Support available for first-generation colleges students

Trish Dillenbeck always did well in school and thought about going to college.

But as the eldest of two children in a family whose parents didn’t attend college, she wasn’t sure if going to university would be in the cards for her.

"I saw older cousins go to college," added Dillenbeck, who went on to graduate from St. John Fisher College in 2006. "The question was, ‘How do you do it? What does that look like?’ You just don’t know as a first-generation (college student)."

Counselors and teachers didn’t offer a lot of guidance beyond suggesting universities to check out, she recalled. But luckily for her, she said, St. John Fisher was among the suggestions. And when she toured the campus, she met with a professor who advises students in the college’s First Generation scholarship program, Dillenbeck said.

"He’s the one who cleared the way and walked me through the process of getting into college," she said.

Yet even after she navigated the complicated admissions and financial-aid process, doubt and anxiety set in, explained Dillenback originally from Little Falls in Herkimer County.

"It was hard since we’re very family based, as a lot of first-generation kids tend to be," she said. "Unpacking my dorm room, I wanted to pack up and go back home."

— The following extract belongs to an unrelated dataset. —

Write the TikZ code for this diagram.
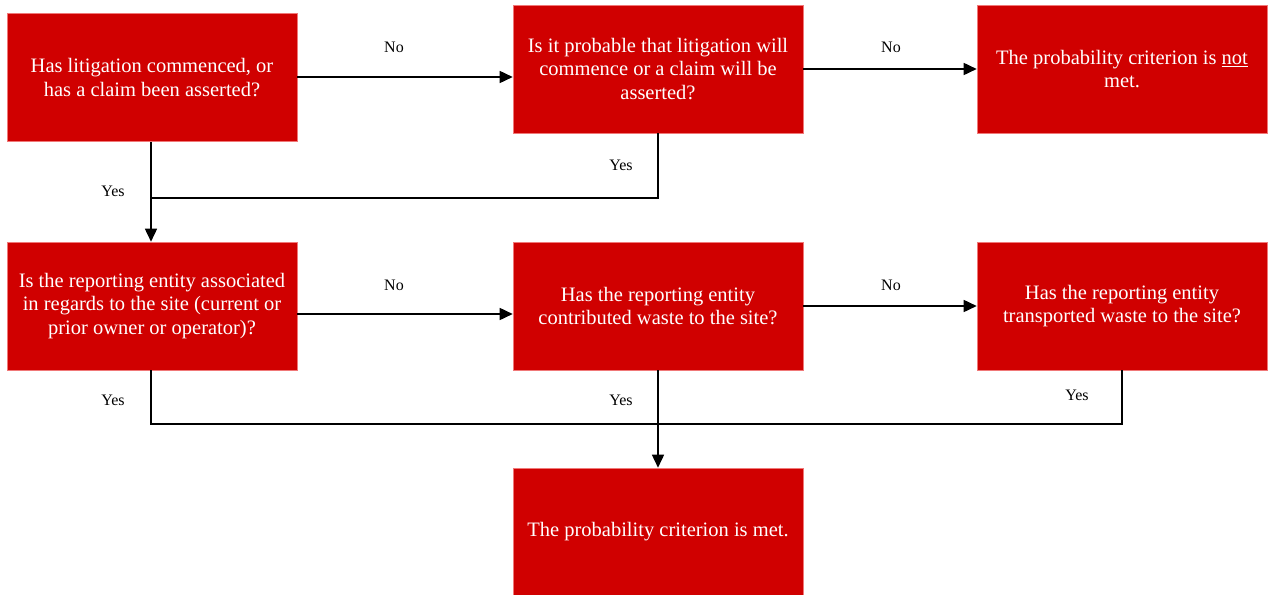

But after her initial meeting with other students who also are the first in their families to go to college, she soon felt at home and a part of "the Fisher family," she said.

St. John Fisher is one of several local universities — such as University of Rochester, Rochester Institute of Technology, SUNY Brockport, Nazareth College and Monroe Community College — that provide scholarships for first-generation students. Established in 1999 by the Constantino family, Fisher’s First Generation scholarship program has produced more than 300 graduates, said Sally Vaughan, director of the college’s Community Service Office. And the Farash Foundation is one of the local foundations that annually awards "First in Family" scholarships in partnership with such schools as UR, Roberts Wesleyan College and Nazareth College.

Attaining a college degree is increasingly crucial for all students, experts said. More than two-thirds of all jobs will require postsecondary education and training by the year 2020, according to a report from Georgetown University’s McCourt School of Public Policy (http://bit.ly/1lT8OHa).

An estimated 30 percent of students enrolled in postsecondary institutions are low-income, first-generation college students; 20 percent of these students are African-American, and 23 percent are Hispanics, according to information from the "I’m First" initiative of the national Center for Student Opportunity (http://bit.ly/2aqmky0).

In addition to several First in Family scholars, most students in the Educational Opportunity Program (EOP) at SUNY Brockport are first-generation college students, said Randall Langston, assistant vice president for enrollment management. About 20 percent of Brockport’s more than 6,800 undergraduate students identify as first-generation students, he said.

The university retains 81 percent of these students from freshman to sophomore year, Langston noted. He said this retention rate is made possible through support services offered by the university, particularly from the EOP staff. The EOP provides advisement, tutoring and counseling as well as a pre-freshman summer orientation program for its students.

Providing a network of support — whether social, emotional or academic — is crucial to ensuring high retention and eventual graduation for first-generation college students, said Brockport EOP director Gary Owens.

Nearly 90 percent of first-generation students will not have earned bachelor’s degrees six years after high school, according to the "I’m First" report. They drop out of college for such reasons as their parents’ inexperience with the college process and a lack of community support for their higher-education goals.

"When you see kids not succeed in college, it’s because they’re floating by themselves," Dillenbeck said. "(At St. John Fisher), they make sure day one, that’s not the feeling that you have."

As first-generation students themselves, Owens said he and his staff are role models for how getting a degree offers a boost in the potential earnings of any individual and can improve the lives of family members as well. After he became the first in his family to obtain a college degree, his brother and sister followed, and all of Owens’ four children graduated or are attending college, he said.

When he speaks to local legislators about why they should continue funding for programs like EOP, Owens speaks from his own experience.

"I’ve been a taxpayer for 35 years now," he said. "I could have been dependent on taxpayers, in jail or on welfare. I paid back 100-fold what you paid for me to go to college. To ask if the program is worth it? I’m an example of the value."

Giving back also is built into St. John Fisher’s program, which requires first-generation students to volunteer in Rochester city schools, Vaughan explained.

"We have them employed in all sectors," she said in an e-mail. "And we find that many of them are continuing to ‘give back’ to their home communities by serving on boards, speaking to Fisher undergrads, interviewing for the next class of scholars and many other ways at their work."

Dillenbeck said she knows she wouldn’t have established a career as a communications professional — first at Buffalo State College and now at a national honor society in Rochester — without her undergraduate experience at St. John Fisher, which also set her up for graduate school. She received her master’s degree in higher education administration from SUNY at Buffalo in 2008.

"It just opens your world up so much more," she said of a college degree. "And I have focused my career on leveling the playing field so (all students) can succeed. That’s what was done for me."